There are three principle methods of written communication in the professions: letters, memos, and emails. While most businesses and organizations use all three on a regular basis, it is the memo that is the most frequently used.

Memos are brief messages that are usually sent between people who have already established a relationship. While letters are often used for formal communication and to establish contact, memos are used to conduct more day-to-day business. Memos have a suggested format, and many organizations develop their own template, but are less formal than a letter.

The heading of a memo contains four simple elements -- To, From, Subject, and Date. Additionally, a CC or BC line may be added if more people should read the information included in the memo.

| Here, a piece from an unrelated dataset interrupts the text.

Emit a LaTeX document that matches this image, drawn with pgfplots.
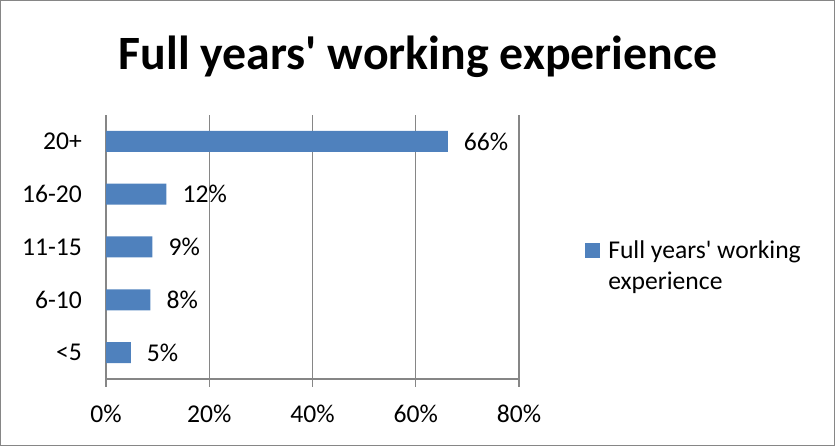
\documentclass[border=0pt]{standalone}
\usepackage{pgfplots}
\pgfplotsset{compat=1.18}
\usepackage{fontspec}
\setmainfont{Carlito}[Ligatures=TeXOff]
\definecolor{barblue}{HTML}{4F81BD}
\definecolor{axgray}{HTML}{868686}
\newcommand{\lblfont}{\fontsize{25.7}{31.4}\selectfont}
\begin{document}
\begin{tikzpicture}[x=1bp,y=1bp]
\path[use as bounding box] (0,0) rectangle (835,446);
\draw[axgray, line width=1.2bp] (0.6,0.6) rectangle (834.4,445.4);
\node[anchor=base, font=\fontsize{48}{58}\selectfont\bfseries, inner sep=0pt] at (418,376) {Full years' working experience};
\begin{axis}[
  at={(106bp,67bp)}, anchor=south west,
  scale only axis, width=413bp, height=264bp,
  xbar, bar width=21bp,
  xmin=0, xmax=80, ymin=-0.5, ymax=4.5,
  axis lines=left,
  axis line style={-, draw=axgray, line width=1.2bp},
  xtick={0,20,40,60,80},
  xticklabels={0\%,20\%,40\%,60\%,80\%},
  xmajorgrids,
  major grid style={draw=axgray, line width=1.2bp},
  x tick style={draw=axgray, line width=1.2bp},
  xtick align=outside, major tick length=8bp,
  ytick={0,1,2,3,4},
  yticklabels={<5,6-10,11-15,16-20,20+},
  y tick style={draw=none},
  extra y ticks={-0.5,0.5,1.5,2.5,3.5,4.5},
  extra y tick labels={},
  extra y tick style={tick align=outside, major tick length=8bp, tick style={draw=axgray, line width=1.2bp}},
  ticklabel style={font=\lblfont, text=black},
  yticklabel style={anchor=east, inner sep=0pt, xshift=-20bp},
  xticklabel style={anchor=north, inner sep=0pt, yshift=-18bp},
  legend style={at={(1.16,0.496)}, anchor=base west, draw=none, fill=none,
    font=\lblfont, inner sep=0pt, nodes={inner sep=0pt}, column sep=0pt},
  legend cell align=left,
]
\addplot[fill=barblue, draw=none, point meta=explicit symbolic,
  nodes near coords,
  nodes near coords style={anchor=west, inner sep=0pt, xshift=16bp, font=\lblfont, text=black},
  legend image code/.code={\fill[barblue] (0bp,-10bp) rectangle (15bp,5bp); \path (23bp,0bp);}]
coordinates {(4.8,0) [5\%] (8.6,1) [8\%] (9.0,2) [9\%] (11.7,3) [12\%] (66.2,4) [66\%]};
\addlegendentry{\begin{tabular}[t]{@{}l@{}}Full years' working\\experience\end{tabular}}
\end{axis}
\end{tikzpicture}
\end{document}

Employees in all types of businesses and organizations write memos. Memos are sent out to inform of an upcoming event or report on a decision that has been made. Memos are also sent out to request a specific action be taken.

Many times the actual business that is included in the memo was negotiated informally e-mail, phone, or personal communication, but once a decision has been made a memo is created to record the decision or document an action.

Memos are usually short and succinct. Carefully organize the document. It is important to make the purpose of the memo clear at the opening. If your memo includes more than a few paragraphs it is a good idea to use headings to help your reader quickly scan the document for the necessary information. While it is important to report only necessary information, sometimes you may need to provide background or support information so all readers can fully understand the information. The memo should close with the required or suggested action you want the reader(s) to take.

Most memos are a single sheet but it is permissible to have more pages. Print all additional pages on plain paper rather than letterhead. Include three items in the upper right or left corner: the name of the recipient, the page number, and the date of the memo.

Spend time revising and rewording your memo so it is as clear and succinct as possible. Also spend time proofreading carefully for spelling and grammar errors. Often memos will be filed and kept as a permanent record. No one wants their mistakes preserved in the company files.

Learning to write a clear, concise memo is an important skill for many professionals.